- What to work on
Scan the listing below and copy every line holding "this".

- Items
----------------------------------------

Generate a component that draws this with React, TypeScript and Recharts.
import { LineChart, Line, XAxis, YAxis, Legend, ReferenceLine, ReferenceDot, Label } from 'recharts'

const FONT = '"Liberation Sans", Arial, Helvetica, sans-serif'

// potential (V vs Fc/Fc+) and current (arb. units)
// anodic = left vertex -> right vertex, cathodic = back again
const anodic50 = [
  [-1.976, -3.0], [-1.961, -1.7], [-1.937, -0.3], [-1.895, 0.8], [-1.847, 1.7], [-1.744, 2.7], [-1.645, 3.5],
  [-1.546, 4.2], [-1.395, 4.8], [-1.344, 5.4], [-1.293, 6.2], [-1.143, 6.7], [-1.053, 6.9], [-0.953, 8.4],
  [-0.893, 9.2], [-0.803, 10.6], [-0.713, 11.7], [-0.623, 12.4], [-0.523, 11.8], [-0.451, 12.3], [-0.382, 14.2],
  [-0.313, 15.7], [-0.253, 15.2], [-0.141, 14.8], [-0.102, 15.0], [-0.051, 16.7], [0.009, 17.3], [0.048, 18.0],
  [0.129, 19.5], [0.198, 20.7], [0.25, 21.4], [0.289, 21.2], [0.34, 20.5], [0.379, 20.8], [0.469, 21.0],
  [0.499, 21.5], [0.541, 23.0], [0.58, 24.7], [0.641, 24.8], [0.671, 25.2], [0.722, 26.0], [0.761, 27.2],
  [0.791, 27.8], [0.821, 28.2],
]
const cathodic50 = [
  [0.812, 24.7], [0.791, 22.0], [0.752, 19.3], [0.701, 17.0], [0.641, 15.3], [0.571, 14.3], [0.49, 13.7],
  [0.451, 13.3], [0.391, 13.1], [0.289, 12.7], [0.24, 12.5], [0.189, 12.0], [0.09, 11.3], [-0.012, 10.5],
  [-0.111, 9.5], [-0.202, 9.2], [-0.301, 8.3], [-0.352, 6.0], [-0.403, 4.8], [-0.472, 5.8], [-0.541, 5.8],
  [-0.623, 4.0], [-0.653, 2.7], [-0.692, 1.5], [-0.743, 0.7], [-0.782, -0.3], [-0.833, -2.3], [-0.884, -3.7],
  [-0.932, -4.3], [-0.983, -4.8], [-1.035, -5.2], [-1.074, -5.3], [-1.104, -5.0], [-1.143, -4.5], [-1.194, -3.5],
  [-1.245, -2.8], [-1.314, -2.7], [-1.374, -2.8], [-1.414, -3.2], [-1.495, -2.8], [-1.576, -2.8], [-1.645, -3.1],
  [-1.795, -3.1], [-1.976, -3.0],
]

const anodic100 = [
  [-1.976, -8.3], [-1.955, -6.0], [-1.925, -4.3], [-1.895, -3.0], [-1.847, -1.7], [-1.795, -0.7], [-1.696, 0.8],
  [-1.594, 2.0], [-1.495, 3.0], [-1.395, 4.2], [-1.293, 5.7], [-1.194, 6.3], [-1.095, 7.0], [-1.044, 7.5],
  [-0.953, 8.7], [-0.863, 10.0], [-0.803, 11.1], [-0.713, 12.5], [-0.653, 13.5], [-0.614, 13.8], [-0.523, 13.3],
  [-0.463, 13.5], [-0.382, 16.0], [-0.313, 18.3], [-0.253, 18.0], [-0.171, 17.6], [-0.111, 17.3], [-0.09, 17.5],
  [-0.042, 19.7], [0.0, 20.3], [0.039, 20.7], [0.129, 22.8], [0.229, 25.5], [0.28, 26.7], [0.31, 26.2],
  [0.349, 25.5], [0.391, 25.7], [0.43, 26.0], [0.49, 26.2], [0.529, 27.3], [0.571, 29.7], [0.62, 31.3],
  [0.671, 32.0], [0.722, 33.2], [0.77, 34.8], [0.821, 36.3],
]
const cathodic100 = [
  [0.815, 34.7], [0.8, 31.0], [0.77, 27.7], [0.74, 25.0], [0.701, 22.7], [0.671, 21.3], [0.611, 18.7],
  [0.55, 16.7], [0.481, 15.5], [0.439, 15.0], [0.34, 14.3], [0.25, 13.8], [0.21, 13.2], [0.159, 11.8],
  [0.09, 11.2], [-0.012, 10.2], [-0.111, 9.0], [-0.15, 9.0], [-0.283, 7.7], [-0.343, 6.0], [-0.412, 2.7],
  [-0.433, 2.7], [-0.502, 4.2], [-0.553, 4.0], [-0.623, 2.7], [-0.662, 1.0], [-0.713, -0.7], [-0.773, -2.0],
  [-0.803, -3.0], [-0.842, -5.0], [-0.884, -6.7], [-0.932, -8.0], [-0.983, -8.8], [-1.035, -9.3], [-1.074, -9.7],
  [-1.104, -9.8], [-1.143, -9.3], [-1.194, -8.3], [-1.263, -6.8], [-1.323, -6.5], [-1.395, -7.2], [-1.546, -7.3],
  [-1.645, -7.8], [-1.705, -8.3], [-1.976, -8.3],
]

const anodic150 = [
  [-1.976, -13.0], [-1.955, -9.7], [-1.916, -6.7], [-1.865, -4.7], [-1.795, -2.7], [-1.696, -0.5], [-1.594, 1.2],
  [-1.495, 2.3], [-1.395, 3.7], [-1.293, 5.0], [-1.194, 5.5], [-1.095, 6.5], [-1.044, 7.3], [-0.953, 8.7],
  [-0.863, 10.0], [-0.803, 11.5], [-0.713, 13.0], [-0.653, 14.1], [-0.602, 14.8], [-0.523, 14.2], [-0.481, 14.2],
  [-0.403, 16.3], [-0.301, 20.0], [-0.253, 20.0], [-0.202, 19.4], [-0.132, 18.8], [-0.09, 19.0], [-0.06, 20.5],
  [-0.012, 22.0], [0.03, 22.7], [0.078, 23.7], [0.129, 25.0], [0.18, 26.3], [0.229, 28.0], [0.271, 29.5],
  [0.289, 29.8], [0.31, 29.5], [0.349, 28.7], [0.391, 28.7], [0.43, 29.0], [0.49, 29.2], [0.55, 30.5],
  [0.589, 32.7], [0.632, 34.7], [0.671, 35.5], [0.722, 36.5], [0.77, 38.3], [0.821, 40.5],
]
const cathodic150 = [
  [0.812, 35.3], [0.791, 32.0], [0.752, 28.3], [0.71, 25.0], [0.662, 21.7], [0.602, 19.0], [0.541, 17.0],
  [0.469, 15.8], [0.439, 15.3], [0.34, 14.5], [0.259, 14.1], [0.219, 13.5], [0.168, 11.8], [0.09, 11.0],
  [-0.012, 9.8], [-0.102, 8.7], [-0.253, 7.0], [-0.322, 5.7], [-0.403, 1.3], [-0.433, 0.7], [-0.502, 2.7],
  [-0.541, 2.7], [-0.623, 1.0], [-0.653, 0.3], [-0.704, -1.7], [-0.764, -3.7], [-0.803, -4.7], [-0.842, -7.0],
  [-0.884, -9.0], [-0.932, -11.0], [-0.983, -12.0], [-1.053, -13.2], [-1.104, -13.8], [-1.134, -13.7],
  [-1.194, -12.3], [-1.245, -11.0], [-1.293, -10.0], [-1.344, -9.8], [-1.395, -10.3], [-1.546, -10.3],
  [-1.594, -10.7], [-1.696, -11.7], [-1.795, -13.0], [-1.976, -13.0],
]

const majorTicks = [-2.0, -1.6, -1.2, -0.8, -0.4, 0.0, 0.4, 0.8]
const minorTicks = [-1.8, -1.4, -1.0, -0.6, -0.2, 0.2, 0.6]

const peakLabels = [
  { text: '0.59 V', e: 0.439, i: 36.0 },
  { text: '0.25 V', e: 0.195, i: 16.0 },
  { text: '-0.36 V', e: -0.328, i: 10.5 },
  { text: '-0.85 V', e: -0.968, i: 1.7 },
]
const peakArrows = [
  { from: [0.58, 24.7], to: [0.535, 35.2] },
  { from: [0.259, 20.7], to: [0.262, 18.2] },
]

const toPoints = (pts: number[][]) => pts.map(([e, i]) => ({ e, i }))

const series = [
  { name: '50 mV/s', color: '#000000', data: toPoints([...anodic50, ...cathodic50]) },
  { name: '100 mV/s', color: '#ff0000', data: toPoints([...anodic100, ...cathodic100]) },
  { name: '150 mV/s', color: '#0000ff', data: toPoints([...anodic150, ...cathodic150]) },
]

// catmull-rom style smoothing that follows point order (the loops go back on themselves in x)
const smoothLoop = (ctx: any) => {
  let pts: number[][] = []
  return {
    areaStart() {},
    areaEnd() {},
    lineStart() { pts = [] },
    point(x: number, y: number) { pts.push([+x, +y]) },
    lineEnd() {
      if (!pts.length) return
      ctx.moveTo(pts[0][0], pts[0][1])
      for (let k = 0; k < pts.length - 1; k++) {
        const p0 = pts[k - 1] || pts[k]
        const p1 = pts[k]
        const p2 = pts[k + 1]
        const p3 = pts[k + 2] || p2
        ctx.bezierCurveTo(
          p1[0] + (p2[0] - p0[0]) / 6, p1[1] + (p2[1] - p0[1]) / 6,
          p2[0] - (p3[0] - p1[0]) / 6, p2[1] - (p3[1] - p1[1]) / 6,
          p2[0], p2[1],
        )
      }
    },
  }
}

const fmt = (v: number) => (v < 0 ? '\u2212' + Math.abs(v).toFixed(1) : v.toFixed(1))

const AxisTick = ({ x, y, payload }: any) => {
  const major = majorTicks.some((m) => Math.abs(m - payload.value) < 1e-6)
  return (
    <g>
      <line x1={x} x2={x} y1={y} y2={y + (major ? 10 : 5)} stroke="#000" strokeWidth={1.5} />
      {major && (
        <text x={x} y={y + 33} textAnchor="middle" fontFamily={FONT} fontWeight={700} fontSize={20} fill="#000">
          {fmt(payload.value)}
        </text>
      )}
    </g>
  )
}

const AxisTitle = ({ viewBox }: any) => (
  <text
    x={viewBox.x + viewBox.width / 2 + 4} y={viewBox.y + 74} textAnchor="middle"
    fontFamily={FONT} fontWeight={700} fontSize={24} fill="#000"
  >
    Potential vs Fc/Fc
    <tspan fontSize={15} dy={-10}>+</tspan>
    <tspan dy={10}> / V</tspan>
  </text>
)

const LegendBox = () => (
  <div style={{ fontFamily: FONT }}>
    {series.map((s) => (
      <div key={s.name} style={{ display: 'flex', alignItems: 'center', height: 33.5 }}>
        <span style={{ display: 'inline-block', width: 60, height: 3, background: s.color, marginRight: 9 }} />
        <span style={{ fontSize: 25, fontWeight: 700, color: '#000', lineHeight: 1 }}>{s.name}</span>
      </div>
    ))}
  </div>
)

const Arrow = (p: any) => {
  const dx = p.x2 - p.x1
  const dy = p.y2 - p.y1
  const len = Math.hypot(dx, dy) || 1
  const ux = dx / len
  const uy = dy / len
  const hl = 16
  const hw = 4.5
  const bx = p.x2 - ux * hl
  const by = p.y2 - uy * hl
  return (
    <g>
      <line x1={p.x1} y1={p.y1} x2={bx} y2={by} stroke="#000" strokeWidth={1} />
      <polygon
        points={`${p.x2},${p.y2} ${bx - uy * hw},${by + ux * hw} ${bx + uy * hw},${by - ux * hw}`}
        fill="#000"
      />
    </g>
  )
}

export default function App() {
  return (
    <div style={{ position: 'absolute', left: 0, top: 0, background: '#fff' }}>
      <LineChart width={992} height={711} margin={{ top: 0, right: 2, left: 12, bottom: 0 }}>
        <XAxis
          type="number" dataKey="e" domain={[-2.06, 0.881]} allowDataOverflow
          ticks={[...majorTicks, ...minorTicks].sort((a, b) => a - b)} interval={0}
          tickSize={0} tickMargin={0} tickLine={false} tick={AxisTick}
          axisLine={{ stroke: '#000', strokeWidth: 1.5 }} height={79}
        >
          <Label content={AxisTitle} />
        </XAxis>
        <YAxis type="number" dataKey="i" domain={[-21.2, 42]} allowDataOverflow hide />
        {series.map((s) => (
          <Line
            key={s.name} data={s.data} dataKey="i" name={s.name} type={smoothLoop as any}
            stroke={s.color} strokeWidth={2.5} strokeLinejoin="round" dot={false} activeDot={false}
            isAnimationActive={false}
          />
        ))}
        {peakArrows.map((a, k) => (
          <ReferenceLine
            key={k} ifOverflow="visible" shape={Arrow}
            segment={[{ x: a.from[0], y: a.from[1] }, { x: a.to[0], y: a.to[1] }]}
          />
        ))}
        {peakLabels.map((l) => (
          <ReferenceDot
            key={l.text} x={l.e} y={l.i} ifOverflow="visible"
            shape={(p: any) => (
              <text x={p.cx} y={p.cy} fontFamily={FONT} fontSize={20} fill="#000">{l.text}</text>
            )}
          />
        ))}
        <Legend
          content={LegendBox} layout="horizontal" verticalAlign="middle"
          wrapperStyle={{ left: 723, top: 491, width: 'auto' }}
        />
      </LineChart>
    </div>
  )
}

----------------------------------------

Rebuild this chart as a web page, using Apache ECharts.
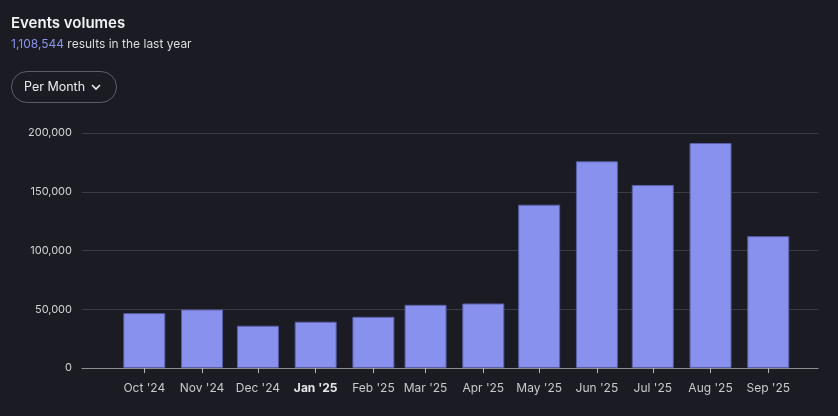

----------------------------------------

- Task output
Generate a component that draws this with React, TypeScript and Recharts.
Rebuild this chart as a web page, using Apache ECharts.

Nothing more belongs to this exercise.